On-line rental companies now offer democratized, unprecedented access to the annals of film history, but the copious selection can be a bit daunting and counterproductive: what, exactly, should you watch? This column hopes to help steer you towards good film and away from the bad.

Four trenchcoated older men with color-coded code names, wearing old-fashioned hats, black-rimmed glasses and ersatz mustaches, board a crowded downtown No. 6 train (called, by transit staff, “Pelham One-Two-Three” for its departure time and point of origin) stop by stop, starting at Fifty-Ninth Street. By Thirty-Third, they’ve overtaken the two conductors at gunpoint. (“I didn’t know these things went backwards!” exclaims one when no longer in control of his train.) I remember that once I was stuck on a train, traveling from Manhattan to Brooklyn, in a tunnel, between stops at a dead halt for about forty five minutes. I didn’t even have a seat, and as my knees buckled in a Guantanamo-style stress position, I thought it’d be tough for life to get much worse without a firebomb attack, an extended Giuliani mayoralty or a hijacking. In The Taking of Pelham One Two Three, eighteen New Yorkers are stuck in a similar situation, the victims of a stalled, mid-tunnel train…and a hijacking; the “terrorists” demand one million dollars in cash in one hour, or they’ll start picking off the passengers. You can only begin to imagine the awful terror they feel, but still—at least they had seats.

When the hijackers first threaten to shoot anyone who moves, the passengers all laugh; one wino remains passed-out and unawares, while others don’t understand and need the threats translated into Spanish, of which, of course, several people on the car are capable. Oh, New York! The Taking of Pelham… is a marvelous snapshot of New York, during the 1970′s in particular—a New York of “terr-lits” and “fifty-foist streets”—on par if not better at capturing the time and place than more legendary contemporary vehicles by the likes of Scorsese, Lumet and Woody Allen. (It’s also a fantastically efficient crime/thriller, and its influence is clearly visible on such vehicles as Inside Man, Speed and Reservoir Dogs.)

City government is lampooned, from the reviled and impotent mayor (of Kochian stature and temperament), debilitated by the flu—it’s been going around, symbolically, in the film’s decimated Big Apple—and seen receiving a rectal thermometer (a cheap shot at the rumors of his homosexuality?), to the transit police who spend most of the day sitting around reading the newspaper.
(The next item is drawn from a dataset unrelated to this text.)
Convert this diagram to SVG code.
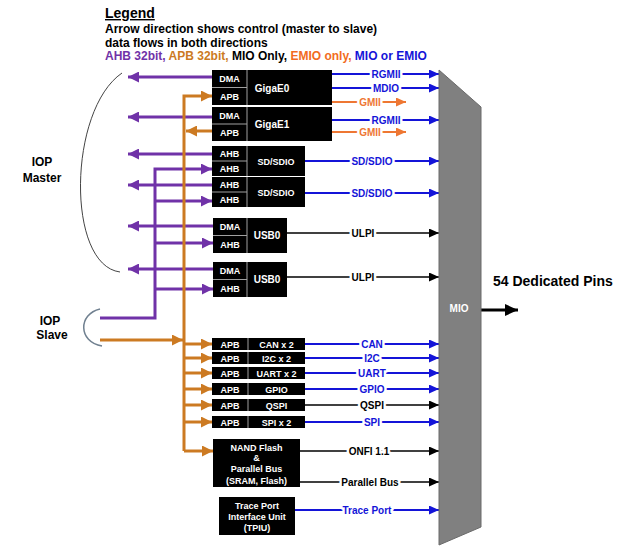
<svg xmlns="http://www.w3.org/2000/svg" width="624" height="547" viewBox="0 0 624 547">
<style>
text { font-family: "Liberation Sans", Arial, sans-serif; font-weight: bold; }
.blk { fill: #000; }
.div { stroke: #a0a0a0; stroke-width: 1; fill: none; }
.w { fill: #fff; font-size: 9px; text-anchor: middle; }
.wl { fill: #fff; font-size: 10px; text-anchor: middle; }
.lbl { font-size: 10px; text-anchor: middle; paint-order: stroke; stroke: #fff; stroke-width: 5px; stroke-linejoin: round; }
.blue { stroke: #1414d8; stroke-width: 2; fill: none; marker-end: url(#ab); }
.emio { stroke: #ee7733; stroke-width: 2; fill: none; marker-end: url(#ae); }
.blk-l { stroke: #000; stroke-width: 1.5; fill: none; marker-end: url(#ak); }
.pur { stroke: #7032a8; stroke-width: 3; fill: none; }
.org { stroke: #cc7a22; stroke-width: 3; fill: none; }
.pa { marker-end: url(#ap); }
.oa { marker-end: url(#ao); }
</style>
<defs>
<marker id="ab" markerUnits="userSpaceOnUse" markerWidth="10" markerHeight="9" refX="10" refY="4.5" orient="auto"><path d="M0,0 L10,4.5 L0,9 z" fill="#1414d8"/></marker>
<marker id="ae" markerUnits="userSpaceOnUse" markerWidth="10" markerHeight="9" refX="10" refY="4.5" orient="auto"><path d="M0,0 L10,4.5 L0,9 z" fill="#ee7733"/></marker>
<marker id="ak" markerUnits="userSpaceOnUse" markerWidth="10" markerHeight="9" refX="10" refY="4.5" orient="auto"><path d="M0,0 L10,4.5 L0,9 z" fill="#000"/></marker>
<marker id="ap" markerUnits="userSpaceOnUse" markerWidth="11" markerHeight="11" refX="11" refY="5.5" orient="auto"><path d="M0,0 L11,5.5 L0,11 z" fill="#7032a8"/></marker>
<marker id="ao" markerUnits="userSpaceOnUse" markerWidth="11" markerHeight="11" refX="11" refY="5.5" orient="auto"><path d="M0,0 L11,5.5 L0,11 z" fill="#cc7a22"/></marker>
<marker id="am" markerUnits="userSpaceOnUse" markerWidth="13" markerHeight="12" refX="13" refY="6" orient="auto"><path d="M0,0 L13,6 L0,12 z" fill="#000"/></marker>
</defs>

<g id="legend">
<text x="105" y="18" font-size="14" text-decoration="underline">Legend</text>
<text x="105" y="33" font-size="12">Arrow direction shows control (master to slave)</text>
<text x="105" y="47" font-size="12">data flows in both directions</text>
<text x="105" y="60" font-size="12"><tspan fill="#7032a8">AHB 32bit,</tspan><tspan fill="#cc7a22"> APB 32bit,</tspan><tspan fill="#000"> MIO Only,</tspan><tspan fill="#f26c22"> EMIO only,</tspan><tspan fill="#1414d8"> MIO or EMIO</tspan></text>
</g>

<g id="iop-master">
<path d="M122,73 C68,110 66,265 120,272" fill="none" stroke="#444" stroke-width="1"/>
<text x="42" y="166" font-size="12" text-anchor="middle">IOP</text>
<text x="42" y="182" font-size="12" text-anchor="middle">Master</text>
</g>
<g id="iop-slave">
<path d="M100,309 C78,314 78,342 102,346" fill="none" stroke="#708090" stroke-width="1.5"/>
<text x="50" y="325" font-size="12" text-anchor="middle">IOP</text>
<text x="52" y="339" font-size="12" text-anchor="middle">Slave</text>
</g>

<g id="connectors">
<line class="pur pa" x1="212" y1="77" x2="128" y2="77"/>
<line class="pur pa" x1="212" y1="117" x2="128" y2="117"/>
<line class="pur pa" x1="212" y1="154" x2="128" y2="154"/>
<line class="pur pa" x1="212" y1="185" x2="128" y2="185"/>
<line class="pur pa" x1="213" y1="226" x2="128" y2="226"/>
<line class="pur pa" x1="213" y1="269" x2="128" y2="269"/>
<path class="pur pa" d="M100,318 L155,318 L155,169 L212,169"/>
<line class="pur pa" x1="155" y1="201" x2="212" y2="201"/>
<line class="pur pa" x1="155" y1="243" x2="213" y2="243"/>
<line class="pur pa" x1="155" y1="289" x2="213" y2="289"/>
<path class="org oa" d="M184,451 L184,96 L212,96"/>
<line class="org oa" x1="184" y1="451" x2="213" y2="451"/>
<line class="org oa" x1="212" y1="131" x2="186" y2="131"/>
<line class="org oa" x1="100" y1="340" x2="183" y2="340"/>
<line class="org oa" x1="184" y1="344" x2="212" y2="344"/>
<line class="org oa" x1="184" y1="358" x2="212" y2="358"/>
<line class="org oa" x1="184" y1="373" x2="212" y2="373"/>
<line class="org oa" x1="184" y1="389" x2="212" y2="389"/>
<line class="org oa" x1="184" y1="405" x2="212" y2="405"/>
<line class="org oa" x1="184" y1="422" x2="212" y2="422"/>
<line class="blue" x1="332" y1="74" x2="439" y2="74"/>
<line class="blue" x1="332" y1="88" x2="439" y2="88"/>
<line class="emio" x1="332" y1="102" x2="406" y2="102"/>
<line class="blue" x1="332" y1="120" x2="439" y2="120"/>
<line class="emio" x1="332" y1="132" x2="406" y2="132"/>
<line class="blue" x1="305" y1="161" x2="439" y2="161"/>
<line class="blue" x1="305" y1="193" x2="439" y2="193"/>
<line class="blk-l" x1="287" y1="233" x2="439" y2="233"/>
<line class="blk-l" x1="287" y1="277" x2="439" y2="277"/>
<line class="blue" x1="305" y1="344" x2="439" y2="344"/>
<line class="blue" x1="305" y1="358" x2="439" y2="358"/>
<line class="blue" x1="305" y1="373" x2="439" y2="373"/>
<line class="blue" x1="305" y1="389" x2="439" y2="389"/>
<line class="blk-l" x1="305" y1="405" x2="439" y2="405"/>
<line class="blue" x1="305" y1="422" x2="439" y2="422"/>
<line class="blk-l" x1="300" y1="451" x2="439" y2="451"/>
<line class="blk-l" x1="300" y1="482" x2="439" y2="482"/>
<line class="blue" x1="295" y1="510" x2="439" y2="510"/>
<line x1="481" y1="310" x2="518" y2="310" stroke="#000" stroke-width="3" marker-end="url(#am)"/>
<text class="lbl" x="386" y="77.5" fill="#1414d8">RGMII</text>
<text class="lbl" x="386" y="91.5" fill="#1414d8">MDIO</text>
<text class="lbl" x="370" y="105.5" fill="#ee7733">GMII</text>
<text class="lbl" x="386" y="123.5" fill="#1414d8">RGMII</text>
<text class="lbl" x="370" y="135.5" fill="#ee7733">GMII</text>
<text class="lbl" x="372" y="164.5" fill="#1414d8">SD/SDIO</text>
<text class="lbl" x="372" y="196.5" fill="#1414d8">SD/SDIO</text>
<text class="lbl" x="363" y="236.5" fill="#000">ULPI</text>
<text class="lbl" x="363" y="280.5" fill="#000">ULPI</text>
<text class="lbl" x="372" y="347.5" fill="#1414d8">CAN</text>
<text class="lbl" x="372" y="361.5" fill="#1414d8">I2C</text>
<text class="lbl" x="372" y="376.5" fill="#1414d8">UART</text>
<text class="lbl" x="372" y="392.5" fill="#1414d8">GPIO</text>
<text class="lbl" x="372" y="408.5" fill="#000">QSPI</text>
<text class="lbl" x="372" y="425.5" fill="#1414d8">SPI</text>
<text class="lbl" x="369" y="454.5" fill="#000">ONFI 1.1</text>
<text class="lbl" x="370" y="485.5" fill="#000">Parallel Bus</text>
<text class="lbl" x="367" y="513.5" fill="#1414d8">Trace Port</text>
</g>

<g id="gigae0">
<rect class="blk" x="212" y="70" width="120" height="35"/>
<path class="div" d="M247,70 V105 M212,87.5 H247"/>
<text class="w" x="229.5" y="82">DMA</text>
<text class="w" x="229.5" y="100">APB</text>
<text class="wl" x="272" y="91.5">GigaE0</text>
</g>
<g id="gigae1">
<rect class="blk" x="212" y="107" width="120" height="34"/>
<path class="div" d="M247,107 V141 M212,124 H247"/>
<text class="w" x="229.5" y="119">DMA</text>
<text class="w" x="229.5" y="136">APB</text>
<text class="wl" x="272" y="128">GigaE1</text>
</g>
<g id="sdio0">
<rect class="blk" x="212" y="146" width="93" height="30"/>
<path class="div" d="M247,146 V176 M212,161 H247"/>
<text class="w" x="229.5" y="157">AHB</text>
<text class="w" x="229.5" y="172">AHB</text>
<text class="w" x="276" y="164.5">SD/SDIO</text>
</g>
<g id="sdio1">
<rect class="blk" x="212" y="177" width="93" height="30"/>
<path class="div" d="M247,177 V207 M212,192 H247"/>
<text class="w" x="229.5" y="188">AHB</text>
<text class="w" x="229.5" y="203">AHB</text>
<text class="w" x="276" y="195.5">SD/SDIO</text>
</g>
<g id="usb0a">
<rect class="blk" x="213" y="218" width="74" height="35"/>
<path class="div" d="M247,218 V253 M213,235.5 H247"/>
<text class="w" x="230" y="230">DMA</text>
<text class="w" x="230" y="248">AHB</text>
<text class="wl" x="267" y="239">USB0</text>
</g>
<g id="usb0b">
<rect class="blk" x="213" y="262" width="74" height="35"/>
<path class="div" d="M247,262 V297 M213,279.5 H247"/>
<text class="w" x="230" y="274">DMA</text>
<text class="w" x="230" y="292">AHB</text>
<text class="wl" x="267" y="283">USB0</text>
</g>
<g id="can">
<rect class="blk" x="212" y="338" width="93" height="12"/>
<path class="div" d="M248,338 V350"/>
<text class="w" x="230" y="347.5">APB</text>
<text class="w" x="276.5" y="347.5">CAN x 2</text>
</g>
<g id="i2c">
<rect class="blk" x="212" y="352" width="93" height="12"/>
<path class="div" d="M248,352 V364"/>
<text class="w" x="230" y="361.5">APB</text>
<text class="w" x="276.5" y="361.5">I2C x 2</text>
</g>
<g id="uart">
<rect class="blk" x="212" y="367" width="93" height="12"/>
<path class="div" d="M248,367 V379"/>
<text class="w" x="230" y="376.5">APB</text>
<text class="w" x="276.5" y="376.5">UART x 2</text>
</g>
<g id="gpio">
<rect class="blk" x="212" y="383" width="93" height="12"/>
<path class="div" d="M248,383 V395"/>
<text class="w" x="230" y="392.5">APB</text>
<text class="w" x="276.5" y="392.5">GPIO</text>
</g>
<g id="qspi">
<rect class="blk" x="212" y="399" width="93" height="12"/>
<path class="div" d="M248,399 V411"/>
<text class="w" x="230" y="408.5">APB</text>
<text class="w" x="276.5" y="408.5">QSPI</text>
</g>
<g id="spi">
<rect class="blk" x="212" y="416" width="93" height="12"/>
<path class="div" d="M248,416 V428"/>
<text class="w" x="230" y="425.5">APB</text>
<text class="w" x="276.5" y="425.5">SPI x 2</text>
</g>
<g id="nand">
<rect class="blk" x="213" y="439" width="87" height="48"/>
<text class="w" x="256.5" y="451">NAND Flash</text>
<text class="w" x="256.5" y="461">&amp;</text>
<text class="w" x="256.5" y="472">Parallel Bus</text>
<text class="w" x="256.5" y="484">(SRAM, Flash)</text>
</g>
<g id="tpiu">
<rect class="blk" x="219" y="497" width="76" height="38"/>
<text class="w" x="257" y="509">Trace Port</text>
<text class="w" x="257" y="520">Interface Unit</text>
<text class="w" x="257" y="531">(TPIU)</text>
</g>
<g id="mio">
<polygon points="439,70 481,107 481,527 439,545" fill="#808080" stroke="#6a6a6a" stroke-width="1"/>
<text x="459" y="312" font-size="10" fill="#fff" text-anchor="middle">MIO</text>
</g>
<g id="pins">
<text x="493" y="286" font-size="14">54 Dedicated Pins</text>
</g>
</svg>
It’s suggested that New York, which at the time was in serious financial straits, couldn’t even afford to pay the ransom if it wanted, until the mayor’s wife speaks the politicians’ language: “A million dollars sounds like a lot of money,” she says, “[but] just think what you’re gonna get in return—18 sure votes.” (The mayor’s wife is played by Doris Roberts; seasoned character actors and familiar faces, many known as comedians, dominate the frames of Pelham, notably including Jerry Stiller and Tony Roberts.)

Every actor in Pelham is marvelously authentic and convincingly cynical, and its their credibility that makes the script work, which is hilarious in the wise-cracking mode of your legendarily typical jaded and hard-boiled New Yorker. “Screw the goddam passengers,” barks a train supervisor, delivering probably the film’s most famous line, “what do they expect for their thirty-five cents? To live forever?” (Initially, it’s tough for anyone to take the hijackers seriously.) But Pelham is hilarious without ever succumbing to being goofy, without ever surrendering its grit or its gravity. There isn’t a moment in which you don’t doubt the sincerity of lead hijacker Robert Shaw when he threatens to kill everyone on-board, and while Walter Matthau, as a Transit Authority lieutenant (under the direction of Joseph Sargent, whom he ought to outrank) is a source of constant crack-ups, the audience never doubts for a minute that he has the smarts and seriousness necessary to save everyone’s life and catch the bad guys. In the end, The Taking of Pelham One Two Three reminds us why New York City has always been such a great place to live—sure, it can be dangerous (well, not so much anymore) but, like the film, it’s a hell of a good time, without parallel.